Code that draws figures
◇ ◇ ◇
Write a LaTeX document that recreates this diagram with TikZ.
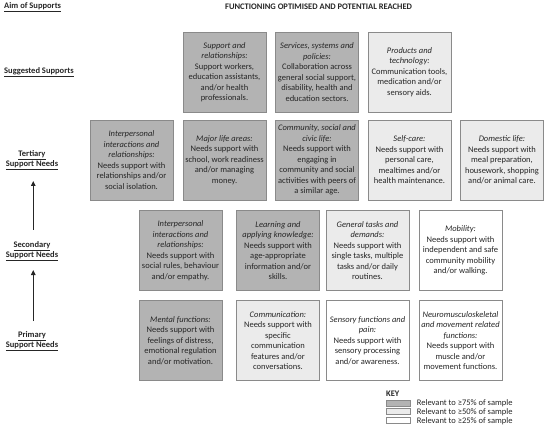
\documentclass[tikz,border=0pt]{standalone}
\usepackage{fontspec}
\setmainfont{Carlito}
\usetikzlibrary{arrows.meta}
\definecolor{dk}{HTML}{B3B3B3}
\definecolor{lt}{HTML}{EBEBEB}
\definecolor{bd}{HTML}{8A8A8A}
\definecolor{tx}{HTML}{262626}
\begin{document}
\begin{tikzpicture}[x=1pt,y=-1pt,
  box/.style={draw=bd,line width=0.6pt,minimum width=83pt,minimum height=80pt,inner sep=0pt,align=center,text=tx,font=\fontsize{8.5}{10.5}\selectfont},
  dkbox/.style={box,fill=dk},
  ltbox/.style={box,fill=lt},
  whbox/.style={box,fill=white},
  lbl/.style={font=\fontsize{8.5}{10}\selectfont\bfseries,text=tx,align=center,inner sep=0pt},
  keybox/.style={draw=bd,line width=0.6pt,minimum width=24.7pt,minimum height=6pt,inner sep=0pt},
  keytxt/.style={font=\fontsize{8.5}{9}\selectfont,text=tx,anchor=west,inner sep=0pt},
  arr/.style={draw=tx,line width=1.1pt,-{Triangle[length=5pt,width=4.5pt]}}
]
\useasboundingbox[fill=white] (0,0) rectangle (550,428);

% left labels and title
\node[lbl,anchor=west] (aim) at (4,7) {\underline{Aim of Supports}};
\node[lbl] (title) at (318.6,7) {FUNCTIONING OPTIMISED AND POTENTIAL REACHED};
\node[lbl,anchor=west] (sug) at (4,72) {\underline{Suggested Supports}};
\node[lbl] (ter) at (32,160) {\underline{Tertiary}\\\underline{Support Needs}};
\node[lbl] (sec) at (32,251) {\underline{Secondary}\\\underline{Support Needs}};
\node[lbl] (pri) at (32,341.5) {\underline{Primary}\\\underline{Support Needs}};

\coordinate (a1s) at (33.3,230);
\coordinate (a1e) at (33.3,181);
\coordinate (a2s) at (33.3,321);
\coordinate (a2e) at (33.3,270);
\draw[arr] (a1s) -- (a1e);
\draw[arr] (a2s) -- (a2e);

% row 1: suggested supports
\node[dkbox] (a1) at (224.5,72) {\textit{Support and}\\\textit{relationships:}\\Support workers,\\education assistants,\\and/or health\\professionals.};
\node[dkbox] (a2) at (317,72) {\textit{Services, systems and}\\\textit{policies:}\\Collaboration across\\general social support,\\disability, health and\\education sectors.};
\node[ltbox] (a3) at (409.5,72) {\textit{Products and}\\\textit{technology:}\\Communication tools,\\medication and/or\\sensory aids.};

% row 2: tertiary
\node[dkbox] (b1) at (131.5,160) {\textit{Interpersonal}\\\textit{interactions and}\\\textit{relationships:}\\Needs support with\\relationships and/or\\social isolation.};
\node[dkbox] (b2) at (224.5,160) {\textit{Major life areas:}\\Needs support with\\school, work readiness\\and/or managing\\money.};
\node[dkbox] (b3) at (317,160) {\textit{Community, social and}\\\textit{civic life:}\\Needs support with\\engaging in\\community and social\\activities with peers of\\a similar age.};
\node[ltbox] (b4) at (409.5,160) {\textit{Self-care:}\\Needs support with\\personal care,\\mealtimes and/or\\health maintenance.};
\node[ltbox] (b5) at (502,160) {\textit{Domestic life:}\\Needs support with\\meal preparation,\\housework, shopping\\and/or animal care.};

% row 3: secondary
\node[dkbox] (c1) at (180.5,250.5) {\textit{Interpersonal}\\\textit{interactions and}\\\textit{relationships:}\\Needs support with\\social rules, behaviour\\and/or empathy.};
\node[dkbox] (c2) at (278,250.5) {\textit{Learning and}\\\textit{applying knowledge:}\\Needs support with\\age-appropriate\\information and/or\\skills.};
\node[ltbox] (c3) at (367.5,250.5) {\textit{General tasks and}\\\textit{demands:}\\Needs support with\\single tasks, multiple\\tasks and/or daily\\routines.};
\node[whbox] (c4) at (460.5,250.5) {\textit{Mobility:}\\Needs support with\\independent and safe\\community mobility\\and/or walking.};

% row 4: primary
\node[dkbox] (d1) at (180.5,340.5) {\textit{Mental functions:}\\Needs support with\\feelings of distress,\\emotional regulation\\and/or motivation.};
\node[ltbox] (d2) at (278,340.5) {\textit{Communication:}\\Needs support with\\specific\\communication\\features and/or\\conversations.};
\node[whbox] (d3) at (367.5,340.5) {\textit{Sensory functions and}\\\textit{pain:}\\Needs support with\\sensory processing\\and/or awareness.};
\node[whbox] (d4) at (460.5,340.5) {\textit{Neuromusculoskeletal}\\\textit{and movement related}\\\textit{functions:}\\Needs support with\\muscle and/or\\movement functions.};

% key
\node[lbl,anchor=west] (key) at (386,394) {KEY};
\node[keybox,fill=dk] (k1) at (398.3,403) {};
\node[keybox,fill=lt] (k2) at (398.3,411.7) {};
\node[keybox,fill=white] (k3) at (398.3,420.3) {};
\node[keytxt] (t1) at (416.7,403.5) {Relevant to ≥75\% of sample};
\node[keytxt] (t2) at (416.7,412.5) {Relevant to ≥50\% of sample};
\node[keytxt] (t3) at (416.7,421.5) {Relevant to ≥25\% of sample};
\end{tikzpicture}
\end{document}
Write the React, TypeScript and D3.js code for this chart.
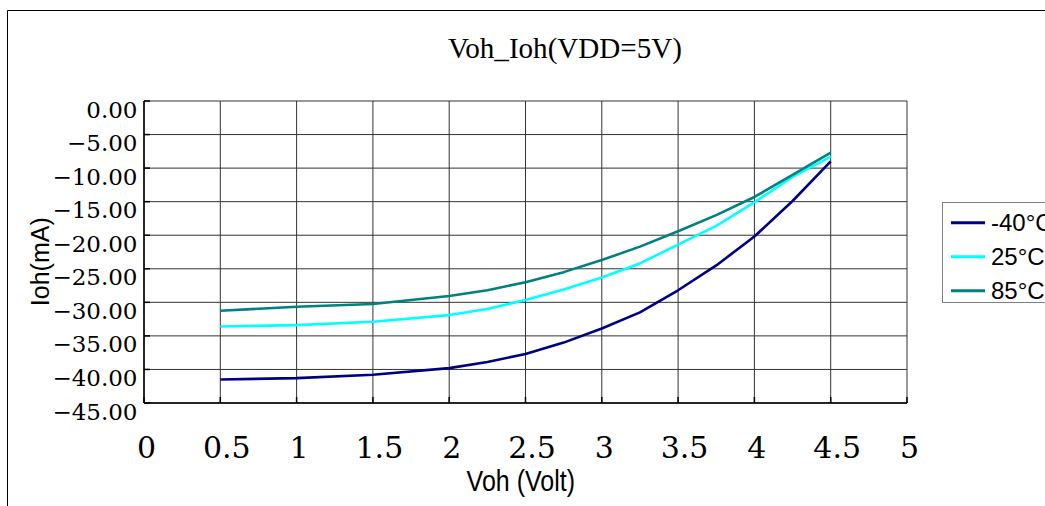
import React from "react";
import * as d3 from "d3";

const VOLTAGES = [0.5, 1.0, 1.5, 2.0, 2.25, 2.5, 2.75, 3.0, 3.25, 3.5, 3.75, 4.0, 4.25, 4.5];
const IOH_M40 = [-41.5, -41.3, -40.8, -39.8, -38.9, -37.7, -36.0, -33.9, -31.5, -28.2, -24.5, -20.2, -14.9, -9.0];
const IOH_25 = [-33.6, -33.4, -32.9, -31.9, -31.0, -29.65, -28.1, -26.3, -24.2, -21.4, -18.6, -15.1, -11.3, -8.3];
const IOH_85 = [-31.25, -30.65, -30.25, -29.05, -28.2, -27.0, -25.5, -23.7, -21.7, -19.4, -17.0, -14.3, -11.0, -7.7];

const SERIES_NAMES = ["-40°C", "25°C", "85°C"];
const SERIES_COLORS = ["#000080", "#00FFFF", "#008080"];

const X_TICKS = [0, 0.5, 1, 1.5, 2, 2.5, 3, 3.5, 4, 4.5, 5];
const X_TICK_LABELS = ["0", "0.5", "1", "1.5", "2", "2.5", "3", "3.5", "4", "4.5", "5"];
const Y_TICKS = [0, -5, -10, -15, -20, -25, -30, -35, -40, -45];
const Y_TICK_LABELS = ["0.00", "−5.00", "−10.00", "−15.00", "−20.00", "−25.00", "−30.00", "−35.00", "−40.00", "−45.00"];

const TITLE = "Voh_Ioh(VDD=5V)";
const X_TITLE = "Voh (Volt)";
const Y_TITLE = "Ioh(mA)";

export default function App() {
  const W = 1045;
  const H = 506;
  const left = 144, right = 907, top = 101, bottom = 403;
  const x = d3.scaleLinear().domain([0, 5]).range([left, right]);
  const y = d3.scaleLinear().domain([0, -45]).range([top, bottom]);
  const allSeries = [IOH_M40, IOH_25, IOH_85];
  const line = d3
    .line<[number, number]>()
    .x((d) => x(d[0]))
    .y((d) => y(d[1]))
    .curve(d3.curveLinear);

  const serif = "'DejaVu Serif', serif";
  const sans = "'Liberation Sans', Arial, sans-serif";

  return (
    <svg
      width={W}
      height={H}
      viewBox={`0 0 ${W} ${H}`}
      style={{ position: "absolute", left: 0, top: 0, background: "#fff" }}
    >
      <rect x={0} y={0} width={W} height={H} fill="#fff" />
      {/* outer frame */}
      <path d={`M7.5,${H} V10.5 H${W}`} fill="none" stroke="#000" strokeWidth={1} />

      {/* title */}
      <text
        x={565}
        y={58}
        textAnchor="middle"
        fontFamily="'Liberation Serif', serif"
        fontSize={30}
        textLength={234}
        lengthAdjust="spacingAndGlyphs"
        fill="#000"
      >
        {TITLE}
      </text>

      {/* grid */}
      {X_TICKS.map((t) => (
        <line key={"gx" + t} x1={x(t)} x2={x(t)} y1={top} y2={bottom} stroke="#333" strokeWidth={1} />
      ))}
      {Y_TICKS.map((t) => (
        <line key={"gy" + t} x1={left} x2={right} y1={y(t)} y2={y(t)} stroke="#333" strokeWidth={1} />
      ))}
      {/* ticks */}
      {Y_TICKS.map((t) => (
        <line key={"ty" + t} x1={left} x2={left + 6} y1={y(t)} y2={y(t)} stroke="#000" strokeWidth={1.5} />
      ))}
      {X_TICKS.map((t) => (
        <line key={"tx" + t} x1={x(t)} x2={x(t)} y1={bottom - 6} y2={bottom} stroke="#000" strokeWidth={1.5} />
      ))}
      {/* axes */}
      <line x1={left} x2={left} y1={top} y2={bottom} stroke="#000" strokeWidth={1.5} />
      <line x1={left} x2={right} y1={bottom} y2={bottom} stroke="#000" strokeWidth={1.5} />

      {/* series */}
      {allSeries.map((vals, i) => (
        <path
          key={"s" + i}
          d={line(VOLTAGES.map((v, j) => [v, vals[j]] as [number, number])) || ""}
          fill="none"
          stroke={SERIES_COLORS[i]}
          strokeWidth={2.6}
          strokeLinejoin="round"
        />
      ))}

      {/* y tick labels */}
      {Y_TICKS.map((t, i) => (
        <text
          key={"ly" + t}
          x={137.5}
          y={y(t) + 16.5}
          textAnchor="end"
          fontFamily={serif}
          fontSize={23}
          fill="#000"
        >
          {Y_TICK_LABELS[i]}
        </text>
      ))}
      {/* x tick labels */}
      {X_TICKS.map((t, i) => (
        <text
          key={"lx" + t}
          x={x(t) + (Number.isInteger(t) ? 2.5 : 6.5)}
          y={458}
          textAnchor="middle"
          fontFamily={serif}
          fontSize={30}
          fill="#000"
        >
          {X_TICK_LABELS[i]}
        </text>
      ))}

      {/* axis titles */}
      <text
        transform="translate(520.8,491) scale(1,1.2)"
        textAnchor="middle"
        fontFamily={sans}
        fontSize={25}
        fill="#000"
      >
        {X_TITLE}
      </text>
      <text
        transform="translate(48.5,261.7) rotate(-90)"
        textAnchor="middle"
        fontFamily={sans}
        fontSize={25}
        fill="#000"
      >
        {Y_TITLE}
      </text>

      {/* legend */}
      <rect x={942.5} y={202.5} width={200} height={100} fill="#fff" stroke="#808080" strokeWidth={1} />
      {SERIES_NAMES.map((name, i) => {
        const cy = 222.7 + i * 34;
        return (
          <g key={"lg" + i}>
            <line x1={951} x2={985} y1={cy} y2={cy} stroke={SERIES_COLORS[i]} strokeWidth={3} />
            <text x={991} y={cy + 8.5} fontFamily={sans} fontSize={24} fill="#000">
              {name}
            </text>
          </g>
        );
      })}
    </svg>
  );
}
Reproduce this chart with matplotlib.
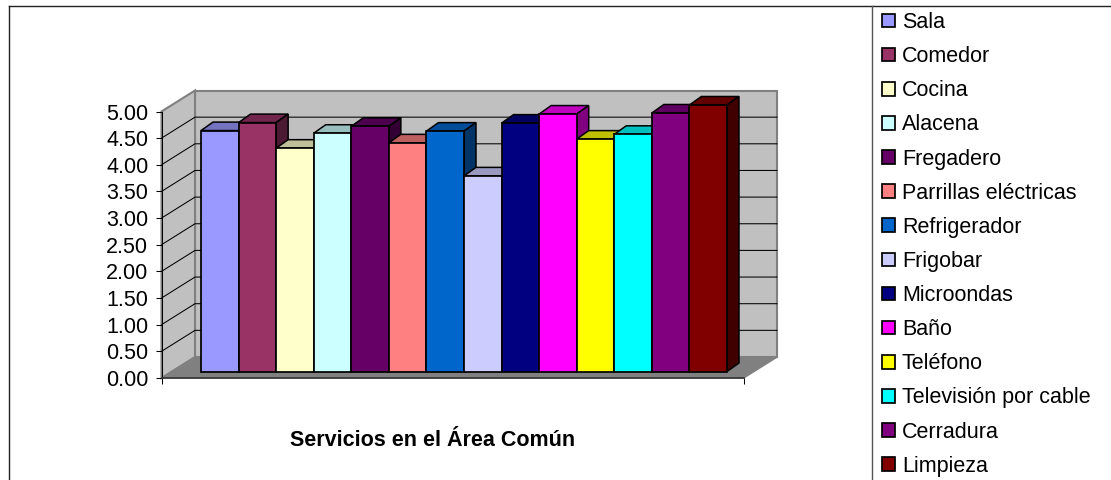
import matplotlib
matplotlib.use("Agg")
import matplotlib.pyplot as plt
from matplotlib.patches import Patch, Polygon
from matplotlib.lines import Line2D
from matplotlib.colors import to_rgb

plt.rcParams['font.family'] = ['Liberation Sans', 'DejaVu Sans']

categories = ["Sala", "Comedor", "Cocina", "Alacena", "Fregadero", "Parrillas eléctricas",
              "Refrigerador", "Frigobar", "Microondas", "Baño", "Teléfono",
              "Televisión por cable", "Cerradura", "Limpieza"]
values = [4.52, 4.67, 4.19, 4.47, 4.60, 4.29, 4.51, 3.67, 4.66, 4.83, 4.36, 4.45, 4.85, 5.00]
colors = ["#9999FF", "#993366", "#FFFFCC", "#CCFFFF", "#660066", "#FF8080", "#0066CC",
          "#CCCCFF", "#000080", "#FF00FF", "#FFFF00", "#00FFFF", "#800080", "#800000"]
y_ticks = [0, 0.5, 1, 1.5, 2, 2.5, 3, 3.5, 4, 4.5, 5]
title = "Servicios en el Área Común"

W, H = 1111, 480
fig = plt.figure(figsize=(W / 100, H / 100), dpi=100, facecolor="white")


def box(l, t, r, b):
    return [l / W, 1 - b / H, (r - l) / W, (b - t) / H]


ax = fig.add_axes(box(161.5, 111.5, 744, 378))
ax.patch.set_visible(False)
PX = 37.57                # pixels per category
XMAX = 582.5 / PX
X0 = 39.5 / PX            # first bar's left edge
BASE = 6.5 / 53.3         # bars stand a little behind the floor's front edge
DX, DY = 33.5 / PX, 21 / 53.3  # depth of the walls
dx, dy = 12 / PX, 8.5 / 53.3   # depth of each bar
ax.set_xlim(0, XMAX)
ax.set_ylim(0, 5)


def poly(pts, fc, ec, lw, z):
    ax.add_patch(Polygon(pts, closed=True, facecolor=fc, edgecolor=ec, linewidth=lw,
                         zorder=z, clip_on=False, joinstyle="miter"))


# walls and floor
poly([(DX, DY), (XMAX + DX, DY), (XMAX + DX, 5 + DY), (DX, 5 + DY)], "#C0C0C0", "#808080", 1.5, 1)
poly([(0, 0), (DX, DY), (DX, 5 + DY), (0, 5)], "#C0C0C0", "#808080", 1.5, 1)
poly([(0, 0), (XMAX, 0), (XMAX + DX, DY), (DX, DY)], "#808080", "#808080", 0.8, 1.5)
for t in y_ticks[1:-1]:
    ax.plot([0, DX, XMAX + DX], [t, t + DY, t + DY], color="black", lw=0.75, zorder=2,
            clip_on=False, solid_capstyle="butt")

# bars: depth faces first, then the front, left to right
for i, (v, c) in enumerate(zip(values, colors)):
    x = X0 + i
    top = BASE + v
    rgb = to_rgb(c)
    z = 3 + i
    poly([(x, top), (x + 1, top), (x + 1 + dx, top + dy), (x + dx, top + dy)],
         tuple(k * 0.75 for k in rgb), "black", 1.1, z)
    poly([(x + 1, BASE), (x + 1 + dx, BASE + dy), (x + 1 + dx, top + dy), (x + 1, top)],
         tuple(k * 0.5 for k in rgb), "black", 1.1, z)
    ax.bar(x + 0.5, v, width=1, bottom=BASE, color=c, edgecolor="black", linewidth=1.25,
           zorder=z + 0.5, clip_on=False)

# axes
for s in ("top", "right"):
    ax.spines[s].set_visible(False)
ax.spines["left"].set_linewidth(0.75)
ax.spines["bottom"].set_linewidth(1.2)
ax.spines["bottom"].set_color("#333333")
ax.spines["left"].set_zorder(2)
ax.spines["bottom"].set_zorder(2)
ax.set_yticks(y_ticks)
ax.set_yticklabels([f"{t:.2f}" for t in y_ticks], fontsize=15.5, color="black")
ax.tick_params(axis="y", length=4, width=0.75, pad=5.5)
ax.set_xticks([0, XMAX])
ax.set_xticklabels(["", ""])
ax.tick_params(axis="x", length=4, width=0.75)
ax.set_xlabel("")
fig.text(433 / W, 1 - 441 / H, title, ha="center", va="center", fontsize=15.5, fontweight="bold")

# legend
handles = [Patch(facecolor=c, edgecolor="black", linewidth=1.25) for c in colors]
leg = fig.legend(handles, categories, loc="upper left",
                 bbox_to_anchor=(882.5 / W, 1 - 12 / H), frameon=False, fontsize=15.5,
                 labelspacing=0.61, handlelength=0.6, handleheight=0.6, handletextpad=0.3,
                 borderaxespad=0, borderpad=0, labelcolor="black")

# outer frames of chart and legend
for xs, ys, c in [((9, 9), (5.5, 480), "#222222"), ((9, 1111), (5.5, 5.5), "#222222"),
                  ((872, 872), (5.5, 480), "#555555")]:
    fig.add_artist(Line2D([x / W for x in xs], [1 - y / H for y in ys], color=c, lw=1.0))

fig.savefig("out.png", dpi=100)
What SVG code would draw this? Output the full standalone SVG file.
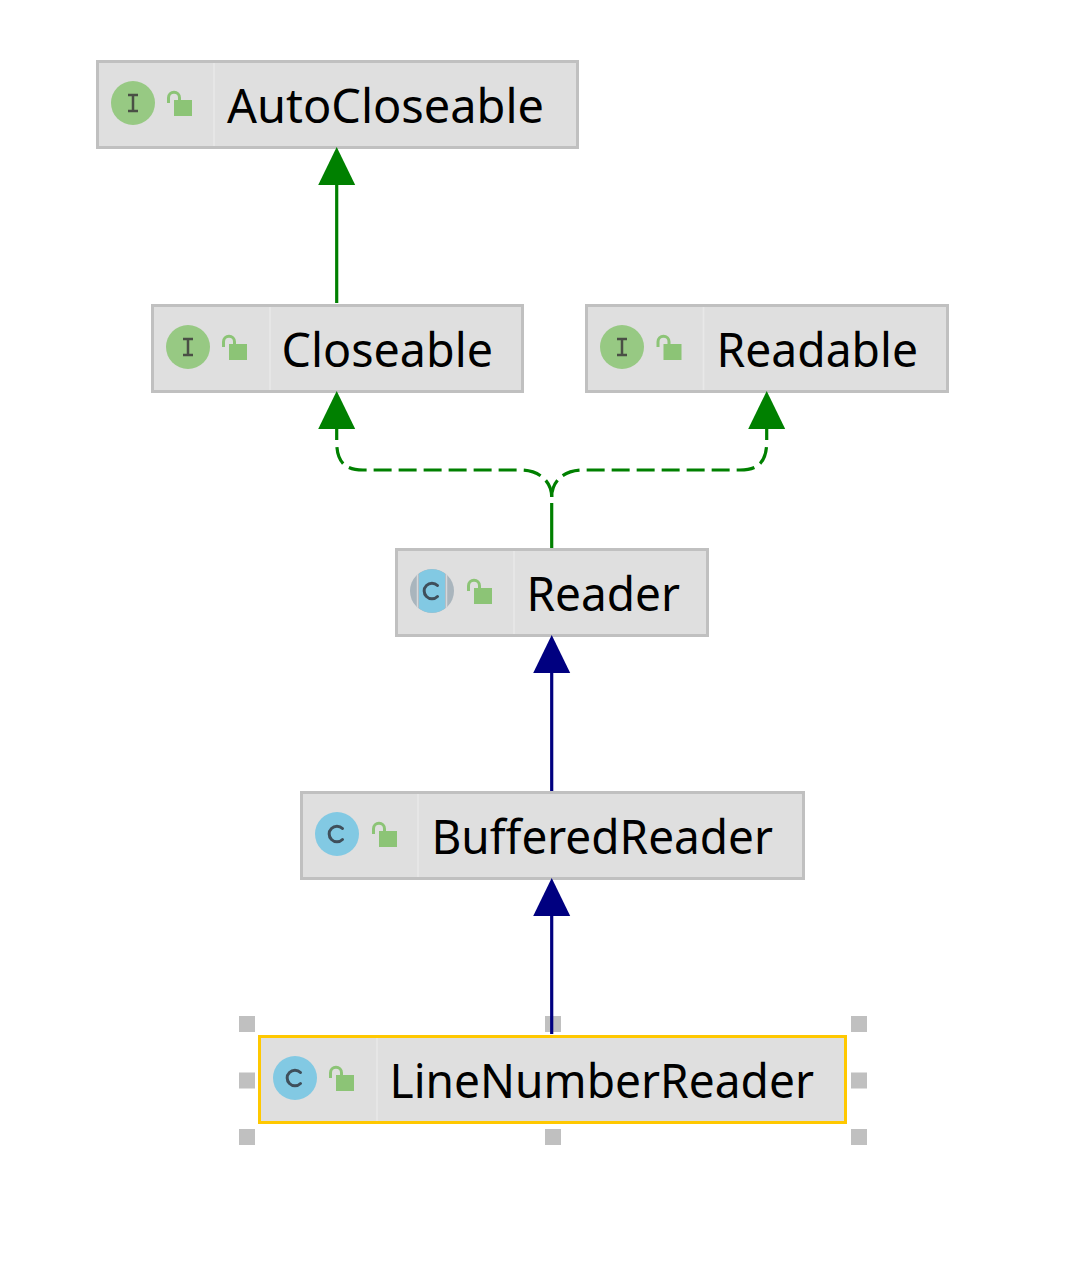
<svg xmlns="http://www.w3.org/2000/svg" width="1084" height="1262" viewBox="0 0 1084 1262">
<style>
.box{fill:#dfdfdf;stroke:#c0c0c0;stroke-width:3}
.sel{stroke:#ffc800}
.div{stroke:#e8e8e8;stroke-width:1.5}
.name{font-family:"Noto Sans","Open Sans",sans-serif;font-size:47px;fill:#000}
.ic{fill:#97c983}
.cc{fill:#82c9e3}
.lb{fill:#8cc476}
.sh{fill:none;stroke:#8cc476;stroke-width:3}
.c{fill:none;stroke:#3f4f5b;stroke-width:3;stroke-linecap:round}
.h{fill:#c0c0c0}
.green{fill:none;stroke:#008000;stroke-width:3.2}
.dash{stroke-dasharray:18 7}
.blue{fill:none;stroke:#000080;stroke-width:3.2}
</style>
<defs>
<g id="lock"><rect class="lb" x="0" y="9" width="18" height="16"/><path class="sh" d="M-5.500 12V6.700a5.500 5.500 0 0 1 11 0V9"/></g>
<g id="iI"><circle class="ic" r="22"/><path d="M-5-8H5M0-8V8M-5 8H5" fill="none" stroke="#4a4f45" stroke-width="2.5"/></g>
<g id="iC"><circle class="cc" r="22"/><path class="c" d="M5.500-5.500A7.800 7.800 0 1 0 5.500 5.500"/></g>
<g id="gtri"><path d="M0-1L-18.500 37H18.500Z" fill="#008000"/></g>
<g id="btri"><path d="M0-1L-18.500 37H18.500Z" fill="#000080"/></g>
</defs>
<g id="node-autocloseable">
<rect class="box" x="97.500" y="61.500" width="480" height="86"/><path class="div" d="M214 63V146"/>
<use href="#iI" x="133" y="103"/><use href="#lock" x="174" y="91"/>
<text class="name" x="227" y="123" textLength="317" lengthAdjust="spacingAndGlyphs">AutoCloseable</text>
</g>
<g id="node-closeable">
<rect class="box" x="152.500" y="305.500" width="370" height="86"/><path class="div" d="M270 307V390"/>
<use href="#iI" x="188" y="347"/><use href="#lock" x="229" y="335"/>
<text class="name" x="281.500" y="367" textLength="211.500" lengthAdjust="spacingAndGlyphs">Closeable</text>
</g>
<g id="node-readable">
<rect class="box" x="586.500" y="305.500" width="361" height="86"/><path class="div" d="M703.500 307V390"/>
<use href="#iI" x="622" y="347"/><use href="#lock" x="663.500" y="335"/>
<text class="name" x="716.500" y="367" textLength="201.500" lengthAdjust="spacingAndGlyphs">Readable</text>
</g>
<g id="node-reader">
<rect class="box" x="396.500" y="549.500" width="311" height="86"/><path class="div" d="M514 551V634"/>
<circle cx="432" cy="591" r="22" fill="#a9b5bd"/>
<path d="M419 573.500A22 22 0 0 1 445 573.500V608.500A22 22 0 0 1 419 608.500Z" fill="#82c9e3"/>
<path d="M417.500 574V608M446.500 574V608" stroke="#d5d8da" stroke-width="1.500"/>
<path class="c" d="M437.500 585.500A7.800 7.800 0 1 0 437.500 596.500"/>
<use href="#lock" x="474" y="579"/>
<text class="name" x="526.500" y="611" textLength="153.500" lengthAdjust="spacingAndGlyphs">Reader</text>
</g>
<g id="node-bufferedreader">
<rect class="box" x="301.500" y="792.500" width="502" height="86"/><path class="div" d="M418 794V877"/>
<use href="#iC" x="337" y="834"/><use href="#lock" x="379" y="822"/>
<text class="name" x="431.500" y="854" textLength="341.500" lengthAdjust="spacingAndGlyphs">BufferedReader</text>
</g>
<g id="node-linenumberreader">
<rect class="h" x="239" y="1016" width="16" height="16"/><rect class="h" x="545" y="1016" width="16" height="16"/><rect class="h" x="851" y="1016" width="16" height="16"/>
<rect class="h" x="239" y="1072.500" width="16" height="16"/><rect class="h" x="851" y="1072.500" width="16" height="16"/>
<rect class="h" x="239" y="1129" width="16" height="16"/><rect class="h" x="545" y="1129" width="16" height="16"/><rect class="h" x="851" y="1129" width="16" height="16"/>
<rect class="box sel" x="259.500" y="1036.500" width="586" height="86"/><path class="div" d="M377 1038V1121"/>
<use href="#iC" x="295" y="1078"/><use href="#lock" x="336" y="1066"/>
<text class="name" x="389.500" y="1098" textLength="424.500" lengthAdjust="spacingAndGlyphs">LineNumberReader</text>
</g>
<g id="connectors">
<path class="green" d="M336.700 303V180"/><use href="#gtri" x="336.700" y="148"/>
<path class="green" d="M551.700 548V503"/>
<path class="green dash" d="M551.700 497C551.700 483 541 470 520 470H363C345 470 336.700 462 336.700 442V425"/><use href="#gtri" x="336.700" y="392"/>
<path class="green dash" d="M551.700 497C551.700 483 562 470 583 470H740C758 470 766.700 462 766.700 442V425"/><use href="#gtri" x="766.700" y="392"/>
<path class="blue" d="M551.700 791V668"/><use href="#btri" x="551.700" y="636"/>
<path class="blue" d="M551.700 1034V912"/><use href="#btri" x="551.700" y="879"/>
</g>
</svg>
◇ ◇ ◇
• **Task goal**:
Transcribe the lines between the one holding "Reproduce this chart with matplotlib." and the one holding "return [l /", inclusive, and leave out any pictures.

• **Written response**:
Reproduce this chart with matplotlib.
import matplotlib
matplotlib.use("Agg")
import matplotlib.pyplot as plt
from matplotlib.patches import Patch, Polygon
from matplotlib.lines import Line2D
from matplotlib.colors import to_rgb

plt.rcParams['font.family'] = ['Liberation Sans', 'DejaVu Sans']

categories = ["Sala", "Comedor", "Cocina", "Alacena", "Fregadero", "Parrillas eléctricas",
              "Refrigerador", "Frigobar", "Microondas", "Baño", "Teléfono",
              "Televisión por cable", "Cerradura", "Limpieza"]
values = [4.52, 4.67, 4.19, 4.47, 4.60, 4.29, 4.51, 3.67, 4.66, 4.83, 4.36, 4.45, 4.85, 5.00]
colors = ["#9999FF", "#993366", "#FFFFCC", "#CCFFFF", "#660066", "#FF8080", "#0066CC",
          "#CCCCFF", "#000080", "#FF00FF", "#FFFF00", "#00FFFF", "#800080", "#800000"]
y_ticks = [0, 0.5, 1, 1.5, 2, 2.5, 3, 3.5, 4, 4.5, 5]
title = "Servicios en el Área Común"

W, H = 1111, 480
fig = plt.figure(figsize=(W / 100, H / 100), dpi=100, facecolor="white")


def box(l, t, r, b):
    return [l / W, 1 - b / H, (r - l) / W, (b - t) / H]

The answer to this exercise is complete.